# Dial Trials !



## zenomega (Oct 15, 2010)

Wouldnt recommend this for every aged/worn/knackered dial on vintage watches, but as this was a freebie from the forum (thanks go to lordofthefiles) I thought I would give it a go.

So this is what it looked like at the start of proceedings and you may in fact now sympathise with me in doing what I have done to this watch !!










Simply too bad to wear unfortunately it looked like there was moss growing on the dial  so the decision was made to try a little spruce up on the dial starting with removing the hands










Then uncase the movement and remove the dial










Next I attempt to mask off the writing on the dial (not too successfully I have to add) with a couple of blobs of blue tack !!










Some of the wifes nail varnish and a spray with the airbrush ! after a rough up in the sink with a pan scourer!!










Then a very careful scrape with a toothpick to remove excess paint from the dial markers, refit and recase movement put the hands and crystal back on and ........










Good as new!!! well maybe not quite but its certainly wearable now and I could have done a better job if I had more goes at this (honest!)

My biggest mistake was not using cellulose thinners to thin the paint I used the wifes nail varnish remover!!! but this didnt work right. Next time with the right tackle eh??








artytime:


----------



## tixntox (Jul 17, 2009)

I have an airbrush sitting in my shed. Never even thought about a DIY job but you have made me think again. I have a couple of not too special oldies which I might have a crack at. Good on you. :thumbsup: How about carefully applying some wax to the markers and writing as a masking???

Mike


----------



## zenomega (Oct 15, 2010)

tixntox said:


> I have an airbrush sitting in my shed. Never even thought about a DIY job but you have made me think again. I have a couple of not too special oldies which I might have a crack at. Good on you. :thumbsup: How about carefully applying some wax to the markers and writing as a masking???
> 
> Mike


The wax idea could work, but would need to be non silicon based wax I suppose otherwise it may create fisheyes to the paint finish. I believe there is something that is called Frisk film that may be more suitable but sourcing some may be difficult and rather more expensive than I would have liked to fork out.

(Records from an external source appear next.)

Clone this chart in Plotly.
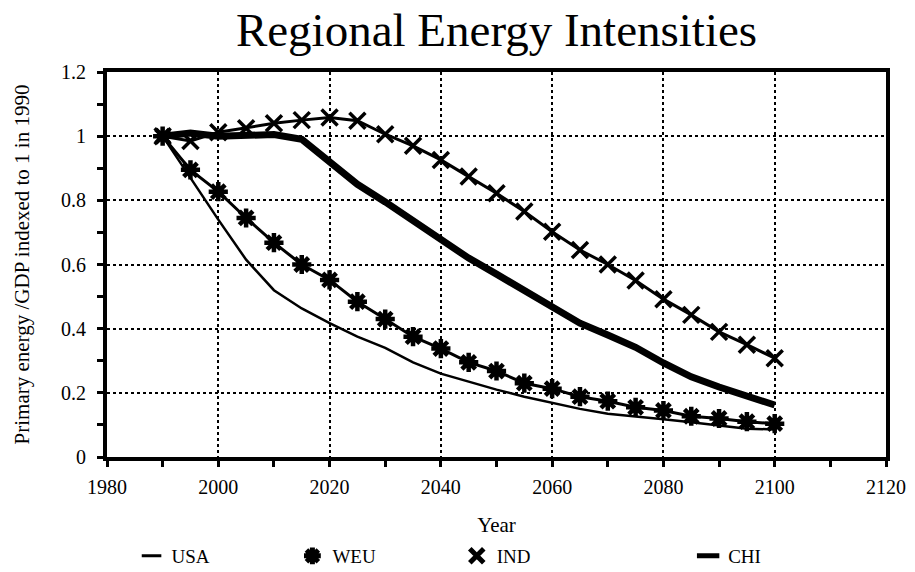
import plotly.graph_objects as go

# Energy intensity indices (primary energy / GDP, 1990 = 1)
years = [1990, 1995, 2000, 2005, 2010, 2015, 2020, 2025, 2030, 2035, 2040, 2045,
         2050, 2055, 2060, 2065, 2070, 2075, 2080, 2085, 2090, 2095, 2100]
usa = [1.0, 0.87, 0.74, 0.615, 0.52, 0.463, 0.417, 0.375, 0.34, 0.295, 0.26, 0.235,
       0.21, 0.188, 0.168, 0.15, 0.135, 0.127, 0.118, 0.108, 0.098, 0.088, 0.086]
weu = [1.0, 0.895, 0.827, 0.745, 0.668, 0.6, 0.552, 0.484, 0.43, 0.375, 0.338, 0.295,
       0.268, 0.23, 0.213, 0.188, 0.174, 0.155, 0.145, 0.127, 0.12, 0.11, 0.104]
ind = [1.0, 0.985, 1.012, 1.025, 1.04, 1.05, 1.058, 1.048, 1.006, 0.97, 0.926, 0.874,
       0.822, 0.765, 0.702, 0.645, 0.6, 0.55, 0.492, 0.443, 0.39, 0.35, 0.308]
chi = [1.0, 1.01, 1.0, 1.0, 1.005, 0.99, 0.92, 0.85, 0.795, 0.735, 0.676, 0.62,
       0.57, 0.52, 0.468, 0.417, 0.38, 0.342, 0.293, 0.25, 0.218, 0.19, 0.162]

region_names = ["USA", "WEU", "IND", "CHI"]

SERIF = "Liberation Serif, Times New Roman, serif"
BLACK = "black"

fig = go.Figure()

# Data curves
fig.add_trace(go.Scatter(x=years, y=chi, mode="lines", showlegend=False,
                         line=dict(color=BLACK, width=7)))
fig.add_trace(go.Scatter(x=years, y=usa, mode="lines", showlegend=False,
                         line=dict(color=BLACK, width=2.5)))
fig.add_trace(go.Scatter(x=years, y=weu, mode="lines+markers", showlegend=False,
                         line=dict(color=BLACK, width=3),
                         marker=dict(symbol="asterisk-open", size=16, color=BLACK,
                                     line=dict(color=BLACK, width=4.5))))
fig.add_trace(go.Scatter(x=years, y=ind, mode="lines+markers", showlegend=False,
                         line=dict(color=BLACK, width=3),
                         marker=dict(symbol="x-thin-open", size=16, color=BLACK,
                                     line=dict(color=BLACK, width=3.5))))

# Legend entries, one legend box per region
legend_symbols = [
    dict(symbol="line-ew-open", size=14, line=dict(color=BLACK, width=3)),
    dict(symbol="asterisk-open", size=14, line=dict(color=BLACK, width=5)),
    dict(symbol="x-thin-open", size=14, line=dict(color=BLACK, width=5)),
    dict(symbol="line-ew-open", size=16, line=dict(color=BLACK, width=5)),
]
legend_ids = ["legend", "legend2", "legend3", "legend4"]
legend_x = [0.0315, 0.238, 0.449, 0.746]
for name, sym, lid in zip(region_names, legend_symbols, legend_ids):
    fig.add_trace(go.Scatter(x=[None], y=[None], mode="markers", name=name,
                             legend=lid, marker=dict(color=BLACK, **sym)))

legend_common = dict(font=dict(family=SERIF, size=19, color=BLACK),
                     bgcolor="rgba(0,0,0,0)", xanchor="left", yanchor="middle",
                     yref="container", y=1 - 556 / 572, orientation="h")

axis_common = dict(
    showline=True, linecolor=BLACK, linewidth=4, mirror=True,
    ticks="outside", ticklen=6, tickwidth=3, tickcolor=BLACK,
    showgrid=True, gridcolor=BLACK, gridwidth=1.5, griddash="dot",
    zeroline=False, automargin=False,
    tickfont=dict(family=SERIF, size=20, color=BLACK),
    title_font=dict(family=SERIF, size=21, color=BLACK),
)

fig.update_layout(
    width=915, height=572,
    margin=dict(l=107, r=29, t=72, b=115),
    paper_bgcolor="white", plot_bgcolor="white",
    title=dict(text="Regional Energy Intensities", x=0.5, xref="paper",
               y=1 - 30 / 572, yref="container", xanchor="center", yanchor="middle",
               font=dict(family=SERIF, size=47, color=BLACK)),
    xaxis=dict(range=[1980, 2120], tickmode="linear", tick0=1980, dtick=20,
               minor=dict(dtick=10, ticks="outside", ticklen=6, tickwidth=3,
                          tickcolor=BLACK, showgrid=False),
               ticklabelstandoff=3,
               title=dict(text="Year", standoff=21), **axis_common),
    yaxis=dict(range=[0, 1.2], tickmode="linear", tick0=0, dtick=0.2,
               minor=dict(dtick=0.1, ticks="outside", ticklen=6, tickwidth=3,
                          tickcolor=BLACK, showgrid=False),
               ticklabelstandoff=7,
               title=dict(text="Primary energy /GDP indexed to 1 in 1990", standoff=27),
               **axis_common),
    legend=dict(x=legend_x[0], **legend_common),
    legend2=dict(x=legend_x[1], **legend_common),
    legend3=dict(x=legend_x[2], **legend_common),
    legend4=dict(x=legend_x[3], **legend_common),
)

fig.write_html("out.html")
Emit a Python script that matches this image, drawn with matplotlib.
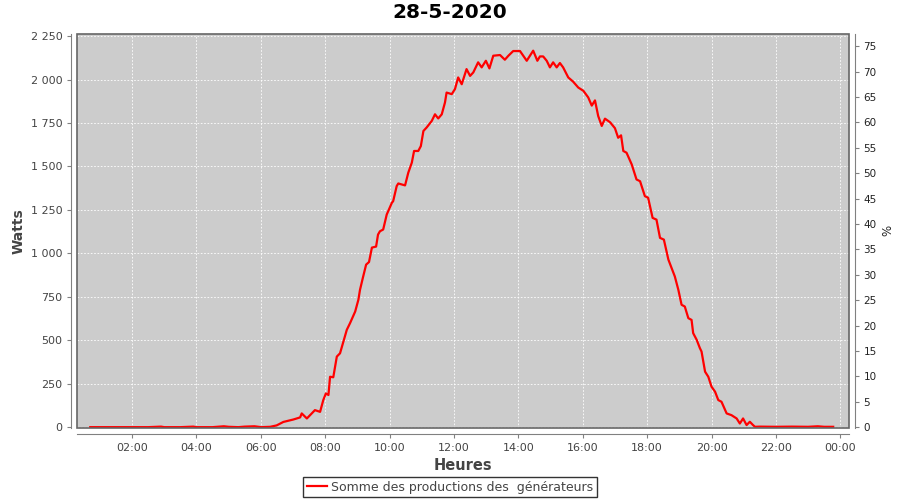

I will definately have another go at this but next time will thin the paint with cellulose thinners as most of the thinner will evaporate and leave a much thinner layer of paint instead I got a high build up of paint using the Nail Varnish remover stuff.

All good fun though and the watch looks well today in the sunlight just dont give it too close a scrutiny and everything is gravy


----------



## clockworks (Apr 11, 2010)

Try using a liquid mask, such as Humbrol Maskol?


----------



## andyclient (Aug 1, 2009)

clockworks said:


> Try using a liquid mask, such as Humbrol Maskol?


+ 1 , i was going to suggest that but did wonder how it would get on with cellulose thinners i've used it in my model making days and found it really effective with acrylic and enamel paints

p.s great result dial looks really good


----------



## clockworks (Apr 11, 2010)

Good point about cellulose. Don't think I'd be using that on a dial. Acrylic is a better bet.


----------



## stevieb (Feb 12, 2010)

Nice job, re-finishings dials can be very subjective.

I'm of the opinion, if no one is ever going to wear the watch because of a rough dial then re-paint it.

As long as it's simpathetic to the original.

i cant abide the flashy jobs you see from india.

steve


----------